Figure scripts
-.-.-
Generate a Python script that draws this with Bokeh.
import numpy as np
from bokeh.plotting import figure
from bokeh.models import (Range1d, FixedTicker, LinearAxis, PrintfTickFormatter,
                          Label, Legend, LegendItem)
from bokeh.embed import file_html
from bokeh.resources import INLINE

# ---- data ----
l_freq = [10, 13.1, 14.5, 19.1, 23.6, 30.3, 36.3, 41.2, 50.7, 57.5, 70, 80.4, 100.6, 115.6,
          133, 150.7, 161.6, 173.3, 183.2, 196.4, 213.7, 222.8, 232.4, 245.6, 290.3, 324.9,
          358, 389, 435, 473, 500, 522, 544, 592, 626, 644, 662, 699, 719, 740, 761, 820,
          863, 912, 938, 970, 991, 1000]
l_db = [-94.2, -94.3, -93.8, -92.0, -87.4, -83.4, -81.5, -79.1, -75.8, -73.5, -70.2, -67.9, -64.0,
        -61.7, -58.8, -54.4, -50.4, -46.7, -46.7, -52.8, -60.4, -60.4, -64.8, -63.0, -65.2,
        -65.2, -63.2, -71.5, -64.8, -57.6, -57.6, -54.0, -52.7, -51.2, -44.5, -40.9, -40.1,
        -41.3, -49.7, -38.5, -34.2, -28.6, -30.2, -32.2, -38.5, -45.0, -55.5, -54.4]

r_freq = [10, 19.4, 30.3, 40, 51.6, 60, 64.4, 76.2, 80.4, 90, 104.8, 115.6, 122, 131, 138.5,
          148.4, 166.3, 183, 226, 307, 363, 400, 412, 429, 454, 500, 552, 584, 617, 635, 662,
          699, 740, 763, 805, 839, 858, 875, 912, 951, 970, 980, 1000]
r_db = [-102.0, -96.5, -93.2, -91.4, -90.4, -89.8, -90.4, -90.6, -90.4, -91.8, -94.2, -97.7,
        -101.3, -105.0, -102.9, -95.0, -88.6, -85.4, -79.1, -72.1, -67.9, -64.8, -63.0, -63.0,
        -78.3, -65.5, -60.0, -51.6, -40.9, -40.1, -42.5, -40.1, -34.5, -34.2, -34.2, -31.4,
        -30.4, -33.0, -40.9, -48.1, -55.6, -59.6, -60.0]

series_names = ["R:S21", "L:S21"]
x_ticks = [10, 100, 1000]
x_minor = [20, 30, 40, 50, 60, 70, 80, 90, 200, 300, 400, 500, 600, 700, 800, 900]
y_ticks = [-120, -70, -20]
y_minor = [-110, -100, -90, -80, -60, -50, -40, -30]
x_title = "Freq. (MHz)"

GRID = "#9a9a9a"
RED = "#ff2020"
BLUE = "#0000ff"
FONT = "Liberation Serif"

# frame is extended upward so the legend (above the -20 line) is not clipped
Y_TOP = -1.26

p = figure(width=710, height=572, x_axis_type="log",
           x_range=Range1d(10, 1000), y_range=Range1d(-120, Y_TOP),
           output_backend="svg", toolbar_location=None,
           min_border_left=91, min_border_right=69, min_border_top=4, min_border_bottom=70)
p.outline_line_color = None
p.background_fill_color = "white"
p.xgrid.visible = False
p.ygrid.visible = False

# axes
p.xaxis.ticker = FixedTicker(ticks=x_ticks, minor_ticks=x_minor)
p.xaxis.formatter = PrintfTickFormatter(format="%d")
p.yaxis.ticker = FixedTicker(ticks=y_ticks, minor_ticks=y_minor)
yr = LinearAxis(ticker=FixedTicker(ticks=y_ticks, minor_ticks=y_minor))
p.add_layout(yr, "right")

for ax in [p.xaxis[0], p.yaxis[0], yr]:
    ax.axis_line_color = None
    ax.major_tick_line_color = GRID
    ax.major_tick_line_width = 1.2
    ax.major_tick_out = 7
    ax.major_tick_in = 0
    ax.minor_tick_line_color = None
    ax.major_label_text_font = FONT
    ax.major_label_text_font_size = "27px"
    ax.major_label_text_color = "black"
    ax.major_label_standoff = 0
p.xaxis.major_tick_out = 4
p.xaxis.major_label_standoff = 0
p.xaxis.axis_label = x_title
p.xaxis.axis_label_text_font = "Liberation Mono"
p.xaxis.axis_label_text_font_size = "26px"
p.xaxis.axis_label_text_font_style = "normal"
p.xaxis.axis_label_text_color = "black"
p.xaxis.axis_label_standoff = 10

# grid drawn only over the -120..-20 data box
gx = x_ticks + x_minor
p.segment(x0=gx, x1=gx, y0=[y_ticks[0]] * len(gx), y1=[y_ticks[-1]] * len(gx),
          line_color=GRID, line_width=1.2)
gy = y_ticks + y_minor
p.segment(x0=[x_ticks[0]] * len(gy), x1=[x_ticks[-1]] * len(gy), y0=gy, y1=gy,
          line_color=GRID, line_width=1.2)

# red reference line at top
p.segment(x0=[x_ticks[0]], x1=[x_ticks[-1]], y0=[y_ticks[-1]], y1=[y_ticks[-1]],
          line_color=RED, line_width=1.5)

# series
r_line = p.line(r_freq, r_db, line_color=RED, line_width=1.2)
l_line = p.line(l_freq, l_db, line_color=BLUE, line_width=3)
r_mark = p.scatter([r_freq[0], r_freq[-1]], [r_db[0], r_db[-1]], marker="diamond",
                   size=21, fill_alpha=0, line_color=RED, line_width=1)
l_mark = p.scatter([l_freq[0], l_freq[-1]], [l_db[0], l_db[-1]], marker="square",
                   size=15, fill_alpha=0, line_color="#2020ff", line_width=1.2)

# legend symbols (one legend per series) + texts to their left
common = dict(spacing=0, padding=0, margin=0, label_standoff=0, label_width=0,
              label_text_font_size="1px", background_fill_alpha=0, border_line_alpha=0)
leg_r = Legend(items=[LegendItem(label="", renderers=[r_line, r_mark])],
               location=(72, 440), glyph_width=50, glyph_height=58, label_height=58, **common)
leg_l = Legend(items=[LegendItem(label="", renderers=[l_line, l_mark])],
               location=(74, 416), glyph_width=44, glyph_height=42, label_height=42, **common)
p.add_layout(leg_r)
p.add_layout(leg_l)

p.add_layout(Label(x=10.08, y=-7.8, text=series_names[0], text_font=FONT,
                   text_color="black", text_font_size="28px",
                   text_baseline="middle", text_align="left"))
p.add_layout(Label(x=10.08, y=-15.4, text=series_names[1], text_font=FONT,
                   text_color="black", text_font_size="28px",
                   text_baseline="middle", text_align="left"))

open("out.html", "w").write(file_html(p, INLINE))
-.-.-
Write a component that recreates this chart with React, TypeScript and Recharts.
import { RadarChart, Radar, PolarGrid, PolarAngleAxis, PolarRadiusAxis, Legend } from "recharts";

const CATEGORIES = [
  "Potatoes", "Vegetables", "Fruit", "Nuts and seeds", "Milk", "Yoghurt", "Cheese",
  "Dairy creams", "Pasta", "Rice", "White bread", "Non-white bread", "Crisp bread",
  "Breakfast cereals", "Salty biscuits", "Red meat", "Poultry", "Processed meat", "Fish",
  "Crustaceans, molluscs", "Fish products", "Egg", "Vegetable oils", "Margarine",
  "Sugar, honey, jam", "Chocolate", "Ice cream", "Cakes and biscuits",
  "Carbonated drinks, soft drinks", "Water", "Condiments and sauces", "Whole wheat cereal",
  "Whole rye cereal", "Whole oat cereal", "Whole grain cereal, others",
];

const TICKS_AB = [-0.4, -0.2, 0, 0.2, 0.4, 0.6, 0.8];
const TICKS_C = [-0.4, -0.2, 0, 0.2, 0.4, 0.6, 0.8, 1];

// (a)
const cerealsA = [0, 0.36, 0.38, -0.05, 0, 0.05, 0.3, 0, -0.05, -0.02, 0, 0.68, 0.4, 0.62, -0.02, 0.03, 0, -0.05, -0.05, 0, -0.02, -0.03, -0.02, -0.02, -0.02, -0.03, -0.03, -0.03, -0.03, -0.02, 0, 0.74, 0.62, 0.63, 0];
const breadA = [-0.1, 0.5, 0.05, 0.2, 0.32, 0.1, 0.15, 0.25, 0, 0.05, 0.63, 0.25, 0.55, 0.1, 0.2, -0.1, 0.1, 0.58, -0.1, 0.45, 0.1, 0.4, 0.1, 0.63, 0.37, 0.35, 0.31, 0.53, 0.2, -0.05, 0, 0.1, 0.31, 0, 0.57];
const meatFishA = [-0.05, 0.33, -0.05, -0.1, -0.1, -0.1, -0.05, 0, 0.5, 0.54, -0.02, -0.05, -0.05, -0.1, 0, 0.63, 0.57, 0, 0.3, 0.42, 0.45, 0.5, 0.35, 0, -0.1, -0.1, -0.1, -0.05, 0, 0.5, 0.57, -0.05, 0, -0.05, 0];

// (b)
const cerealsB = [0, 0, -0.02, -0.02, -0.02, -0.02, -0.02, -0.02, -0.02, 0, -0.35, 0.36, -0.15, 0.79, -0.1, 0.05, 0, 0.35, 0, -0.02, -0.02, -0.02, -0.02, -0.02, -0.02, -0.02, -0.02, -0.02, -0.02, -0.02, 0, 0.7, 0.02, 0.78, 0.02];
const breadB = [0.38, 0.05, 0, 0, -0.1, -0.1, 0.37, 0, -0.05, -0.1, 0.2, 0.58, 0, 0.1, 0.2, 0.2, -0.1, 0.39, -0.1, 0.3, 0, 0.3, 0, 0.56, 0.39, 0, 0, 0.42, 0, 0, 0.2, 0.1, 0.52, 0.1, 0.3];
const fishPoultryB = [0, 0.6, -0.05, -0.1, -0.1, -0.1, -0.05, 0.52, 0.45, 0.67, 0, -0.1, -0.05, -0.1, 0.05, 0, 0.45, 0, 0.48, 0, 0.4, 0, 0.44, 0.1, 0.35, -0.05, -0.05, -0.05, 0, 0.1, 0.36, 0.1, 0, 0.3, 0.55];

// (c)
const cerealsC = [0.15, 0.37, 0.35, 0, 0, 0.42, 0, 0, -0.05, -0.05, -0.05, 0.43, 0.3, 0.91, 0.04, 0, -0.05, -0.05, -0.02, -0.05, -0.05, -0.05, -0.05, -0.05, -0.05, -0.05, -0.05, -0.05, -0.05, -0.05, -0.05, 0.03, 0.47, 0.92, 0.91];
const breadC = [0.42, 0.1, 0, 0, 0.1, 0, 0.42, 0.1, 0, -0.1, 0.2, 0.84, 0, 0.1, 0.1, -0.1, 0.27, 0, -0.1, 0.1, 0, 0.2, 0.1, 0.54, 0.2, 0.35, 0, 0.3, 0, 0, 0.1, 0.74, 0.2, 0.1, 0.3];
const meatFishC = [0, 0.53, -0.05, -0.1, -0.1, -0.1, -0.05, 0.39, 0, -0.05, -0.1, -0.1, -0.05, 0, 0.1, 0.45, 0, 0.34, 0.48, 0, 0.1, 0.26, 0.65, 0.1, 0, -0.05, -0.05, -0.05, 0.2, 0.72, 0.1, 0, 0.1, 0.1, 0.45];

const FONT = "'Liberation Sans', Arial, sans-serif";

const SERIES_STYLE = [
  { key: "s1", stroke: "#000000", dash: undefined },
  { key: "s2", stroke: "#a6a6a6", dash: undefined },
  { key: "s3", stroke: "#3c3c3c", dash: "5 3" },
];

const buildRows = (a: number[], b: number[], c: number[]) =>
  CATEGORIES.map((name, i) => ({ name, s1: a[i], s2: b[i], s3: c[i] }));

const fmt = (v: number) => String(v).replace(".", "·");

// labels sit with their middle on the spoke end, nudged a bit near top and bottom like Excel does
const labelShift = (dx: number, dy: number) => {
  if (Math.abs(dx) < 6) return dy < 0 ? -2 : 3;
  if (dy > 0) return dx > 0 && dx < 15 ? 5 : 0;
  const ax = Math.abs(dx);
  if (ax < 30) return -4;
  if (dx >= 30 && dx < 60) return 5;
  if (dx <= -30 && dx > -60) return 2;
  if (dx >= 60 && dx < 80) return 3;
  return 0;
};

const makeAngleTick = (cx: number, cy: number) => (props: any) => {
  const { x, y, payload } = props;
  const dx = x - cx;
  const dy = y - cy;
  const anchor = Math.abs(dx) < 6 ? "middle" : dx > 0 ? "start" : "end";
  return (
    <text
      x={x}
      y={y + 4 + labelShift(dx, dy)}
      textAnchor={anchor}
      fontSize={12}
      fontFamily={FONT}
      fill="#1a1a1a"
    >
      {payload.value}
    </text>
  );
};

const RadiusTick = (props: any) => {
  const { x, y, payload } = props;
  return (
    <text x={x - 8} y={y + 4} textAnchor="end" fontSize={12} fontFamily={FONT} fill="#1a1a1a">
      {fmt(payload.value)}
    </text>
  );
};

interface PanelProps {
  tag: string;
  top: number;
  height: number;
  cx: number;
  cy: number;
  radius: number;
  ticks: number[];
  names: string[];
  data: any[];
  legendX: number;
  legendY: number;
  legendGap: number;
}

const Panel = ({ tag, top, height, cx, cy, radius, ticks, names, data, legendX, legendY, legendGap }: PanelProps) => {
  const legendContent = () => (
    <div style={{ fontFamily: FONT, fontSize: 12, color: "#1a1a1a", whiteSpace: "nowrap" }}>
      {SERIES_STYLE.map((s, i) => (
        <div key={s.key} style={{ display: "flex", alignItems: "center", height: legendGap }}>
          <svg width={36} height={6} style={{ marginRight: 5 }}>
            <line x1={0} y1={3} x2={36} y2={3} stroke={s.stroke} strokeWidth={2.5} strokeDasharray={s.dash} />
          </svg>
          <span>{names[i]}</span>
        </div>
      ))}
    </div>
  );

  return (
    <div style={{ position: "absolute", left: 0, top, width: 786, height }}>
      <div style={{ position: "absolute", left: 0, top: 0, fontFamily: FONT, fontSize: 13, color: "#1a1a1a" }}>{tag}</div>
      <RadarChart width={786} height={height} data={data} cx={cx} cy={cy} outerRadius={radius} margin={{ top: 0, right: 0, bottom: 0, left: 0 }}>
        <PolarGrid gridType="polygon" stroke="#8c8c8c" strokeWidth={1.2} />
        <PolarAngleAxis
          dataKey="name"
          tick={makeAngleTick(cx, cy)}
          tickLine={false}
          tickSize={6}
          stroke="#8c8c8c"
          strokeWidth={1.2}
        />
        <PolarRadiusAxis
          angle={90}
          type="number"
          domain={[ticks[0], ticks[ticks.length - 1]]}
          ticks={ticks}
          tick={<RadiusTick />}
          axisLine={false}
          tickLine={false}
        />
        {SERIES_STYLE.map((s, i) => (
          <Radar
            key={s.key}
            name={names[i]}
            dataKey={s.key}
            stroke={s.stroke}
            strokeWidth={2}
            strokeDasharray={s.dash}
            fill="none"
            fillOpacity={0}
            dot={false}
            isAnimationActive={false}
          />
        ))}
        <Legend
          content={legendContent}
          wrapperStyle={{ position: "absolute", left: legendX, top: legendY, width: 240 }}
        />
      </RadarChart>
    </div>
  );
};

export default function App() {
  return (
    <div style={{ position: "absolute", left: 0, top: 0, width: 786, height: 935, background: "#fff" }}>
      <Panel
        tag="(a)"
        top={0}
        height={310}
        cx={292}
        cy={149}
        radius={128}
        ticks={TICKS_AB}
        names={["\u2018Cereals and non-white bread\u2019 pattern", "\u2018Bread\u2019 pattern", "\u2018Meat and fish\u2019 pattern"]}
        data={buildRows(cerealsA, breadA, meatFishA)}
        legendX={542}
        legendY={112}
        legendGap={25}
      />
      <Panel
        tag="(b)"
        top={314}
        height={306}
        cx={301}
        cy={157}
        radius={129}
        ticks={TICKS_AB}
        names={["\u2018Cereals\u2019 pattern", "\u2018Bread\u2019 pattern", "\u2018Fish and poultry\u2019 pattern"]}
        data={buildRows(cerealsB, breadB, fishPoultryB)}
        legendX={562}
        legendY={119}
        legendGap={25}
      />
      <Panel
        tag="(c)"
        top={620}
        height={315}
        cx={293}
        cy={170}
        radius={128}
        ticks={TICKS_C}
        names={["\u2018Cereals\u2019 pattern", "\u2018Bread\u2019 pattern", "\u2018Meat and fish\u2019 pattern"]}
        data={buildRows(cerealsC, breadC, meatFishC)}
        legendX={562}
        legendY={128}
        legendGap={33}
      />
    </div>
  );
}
-.-.-
Only the lines from the one with "Write a component" up to the one with "const TICKS_C = [-0.4, -0.2, 0, 0.2, 0.4, 0.6, 0.8, 1];" should be repeated, both included, exactly as they appear.

Write a component that recreates this chart with React, TypeScript and Recharts.
import { RadarChart, Radar, PolarGrid, PolarAngleAxis, PolarRadiusAxis, Legend } from "recharts";

const CATEGORIES = [
  "Potatoes", "Vegetables", "Fruit", "Nuts and seeds", "Milk", "Yoghurt", "Cheese",
  "Dairy creams", "Pasta", "Rice", "White bread", "Non-white bread", "Crisp bread",
  "Breakfast cereals", "Salty biscuits", "Red meat", "Poultry", "Processed meat", "Fish",
  "Crustaceans, molluscs", "Fish products", "Egg", "Vegetable oils", "Margarine",
  "Sugar, honey, jam", "Chocolate", "Ice cream", "Cakes and biscuits",
  "Carbonated drinks, soft drinks", "Water", "Condiments and sauces", "Whole wheat cereal",
  "Whole rye cereal", "Whole oat cereal", "Whole grain cereal, others",
];

const TICKS_AB = [-0.4, -0.2, 0, 0.2, 0.4, 0.6, 0.8];
const TICKS_C = [-0.4, -0.2, 0, 0.2, 0.4, 0.6, 0.8, 1];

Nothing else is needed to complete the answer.